Napthens - October 18th 2016

Standard terms and conditions are good. They provide uniformity across all contracts and are used in some form or another in most businesses. They do have failings though: firstly, they need to be properly incorporated into the contract; and secondly, even if they are incorporated, care needs to be taken to ensure that they are not inadvertently varied.

Transformers and Rectifiers Ltd v Needs Ltd (2015)

This case remains an important reminder of how to incorporate terms and conditions and the requirement to bring them to the other party’s attention prior to forming the contract. In this case the judge dismissed claims that either side’s standard terms were incorporated because:

  • The customer included their terms and conditions on the reverse of their purchase orders and failed to reference them on the front. They scanned or faxed only the front page when they sent them to the supplier
  • The supplier referenced their terms and conditions as ‘available on request’ on their acknowledgement of order, but never provided the customer with a copy. Opportunity to review can be sufficient in some circumstances where industry standards may apply, but this wasn’t one of them.

Hughes v Pendragon Sabre Limited (2016)

This case revolved around a customer’s order for a limited edition Porsche 911 GT3 RS 4.0. Porsche were only making 600 cars in total and only 40 were allocated to the UK. Mr Hughes signed an order form (subject to terms and conditions) and paid a deposit on the understanding that he would be the first in line should the dealership be allocated a car.

The standard terms contained two relevant clauses:

  • “the Seller shall not be obliged to fulfil orders in the sequence in which they are placed”
  • “No verbal arrangements can be recognised by the Seller and no variation or modification to these terms and conditions shall be in any way effective unless in writing and signed on behalf of the Seller by a director or authorised signatory thereof”.

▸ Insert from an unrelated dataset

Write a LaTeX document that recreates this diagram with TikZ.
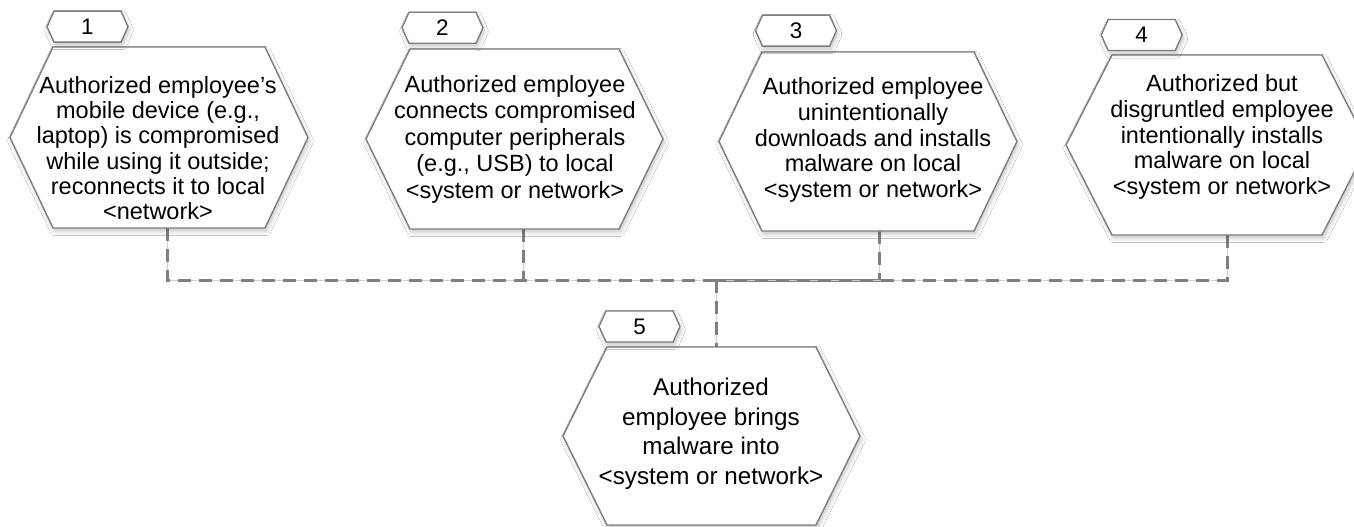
\documentclass[tikz,border=0pt]{standalone}
\usepackage{fontspec}
\setmainfont{Liberation Sans}
\usetikzlibrary{calc,shadows.blur}
\definecolor{edgegray}{RGB}{125,125,125}
\definecolor{linegray}{RGB}{128,128,128}
\definecolor{thinblue}{RGB}{185,212,232}
\newcommand\hexoutline[2]{%
  \path[shapestyle] (#1.west) -- ([xshift=#2]#1.north west) -- ([xshift=-#2]#1.north east) -- (#1.east) -- ([xshift=-#2]#1.south east) -- ([xshift=#2]#1.south west) -- cycle;}
\begin{document}
\begin{tikzpicture}[x=1pt,y=-1pt,
  geo/.style={rectangle,inner sep=0pt,outer sep=0pt},
  shapestyle/.style={draw=edgegray,line width=1.4pt,fill=white,line join=miter,
    blur shadow={shadow xshift=1.5pt,shadow yshift=-3.5pt,shadow opacity=22,shadow blur radius=4pt,shadow blur steps=6}},
  hxt/.style={align=center,inner sep=0pt,text=black},
  tagtext/.style={inner sep=0pt,font=\fontsize{22.5}{25}\selectfont,text=black},
  conn/.style={draw=linegray,line width=3pt,dash pattern=on 13pt off 8pt,
    preaction={draw=thinblue,line width=0.8pt,solid}}
]
\fill[white] (0,0) rectangle (1354,527);
\useasboundingbox (0,0) rectangle (1354,527);

% hexagon geometry
\node[geo,minimum width=298pt,minimum height=181pt] (h1) at (159,137.5) {};
\node[geo,minimum width=297pt,minimum height=180pt] (h2) at (514.5,139) {};
\node[geo,minimum width=298pt,minimum height=179pt] (h3) at (868,141.5) {};
\node[geo,minimum width=302pt,minimum height=180pt] (h4) at (1217,145) {};
\node[geo,minimum width=297pt,minimum height=178pt] (h5) at (711.5,436) {};
% tag geometry
\node[geo,minimum width=81pt,minimum height=31pt] (l1) at (87.5,26.7) {};
\node[geo,minimum width=81pt,minimum height=31pt] (l2) at (442.5,27.8) {};
\node[geo,minimum width=81pt,minimum height=31pt] (l3) at (796,30.7) {};
\node[geo,minimum width=81pt,minimum height=31pt] (l4) at (1141.7,35) {};
\node[geo,minimum width=81pt,minimum height=31pt] (l5) at (639.5,326.5) {};

\coordinate (bus) at (716,280);

% connectors
\draw[conn] ([xshift=8pt]h1.south) |- (bus);
\draw[conn] ([xshift=8.5pt]h2.south) |- (bus);
\draw[conn] ([xshift=11pt]h3.south) |- (bus);
\draw[conn] ([xshift=10pt]h4.south) |- (bus);
\draw[conn] (bus) -- (bus |- h5.north);

% shapes
\hexoutline{h1}{43pt}
\hexoutline{h2}{44pt}
\hexoutline{h3}{43pt}
\hexoutline{h4}{46pt}
\hexoutline{h5}{44pt}
\hexoutline{l1}{7pt}
\hexoutline{l2}{7pt}
\hexoutline{l3}{7pt}
\hexoutline{l4}{7pt}
\hexoutline{l5}{7pt}

% texts
\node[hxt,font=\fontsize{23.5}{25.2}\selectfont] (t1) at (158,148) {Authorized employee’s\\mobile device (e.g.,\\laptop) is compromised\\while using it outside;\\reconnects it to local\\<network>};
\node[hxt,font=\fontsize{23.5}{26.5}\selectfont] (t2) at (515,139) {Authorized employee\\connects compromised\\computer peripherals\\(e.g., USB) to local\\<system or network>};
\node[hxt,font=\fontsize{23.5}{25.8}\selectfont] (t3) at (873,140) {Authorized employee\\unintentionally\\downloads and installs\\malware on local\\<system or network>};
\node[hxt,font=\fontsize{23.5}{25.8}\selectfont] (t4) at (1222,137) {Authorized but\\disgruntled employee\\intentionally installs\\malware on local\\<system or network>};
\node[hxt,font=\fontsize{24.2}{29.5}\selectfont] (t5) at (711,433.5) {Authorized\\employee brings\\malware into\\<system or network>};

\node[tagtext] (n1) at (l1) {1};
\node[tagtext] (n2) at (l2) {2};
\node[tagtext] (n3) at (l3) {3};
\node[tagtext] (n4) at (l4) {4};
\node[tagtext] (n5) at (l5) {5};
\end{tikzpicture}
\end{document}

A few days after signing the contract, the dealership emailed the customer “I can confirm that you have placed a £10,000 deposit and placed an order for the next version of the GT3. I can also confirm that you will get the first one from Porsche Centre Bolton if we get one, which I am very confident that we will …”.

The dealership was allocated a car (just the one) but they decided to sell it to another customer who they considered to be a bigger Porsche enthusiast. Mr Hughes brought an action for damages on the basis that the limited edition car was now worth considerably more than the original list price.

The case ended up in the Court of Appeal where it was held that there was a collateral contract to the effect that if Porsche supplied a car to the dealership, Mr Hughes would be first in line – this promise was intended to have contractual effect and it was only on this basis that Mr Hughes had entered into the main agreement and paid his deposit. The court found that clause 18 was not effective to prevent the side contract taking effect and awarded Mr Hughes £35,000 (being the difference between the list price and the then market price).

These two cases highlight the importance of training your staff in how to contract on your standard terms of business, as it is all too easy to either not incorporate them into the contract at all, or to inadvertently vary them with promises made at the point of sale.

If you would like to discuss how Napthens can help with reviews of standard terms and contracting procedures and staff training requirements, please contact Phil Brown on 01772 904292 or email Philip.Brown@napthens.co.uk.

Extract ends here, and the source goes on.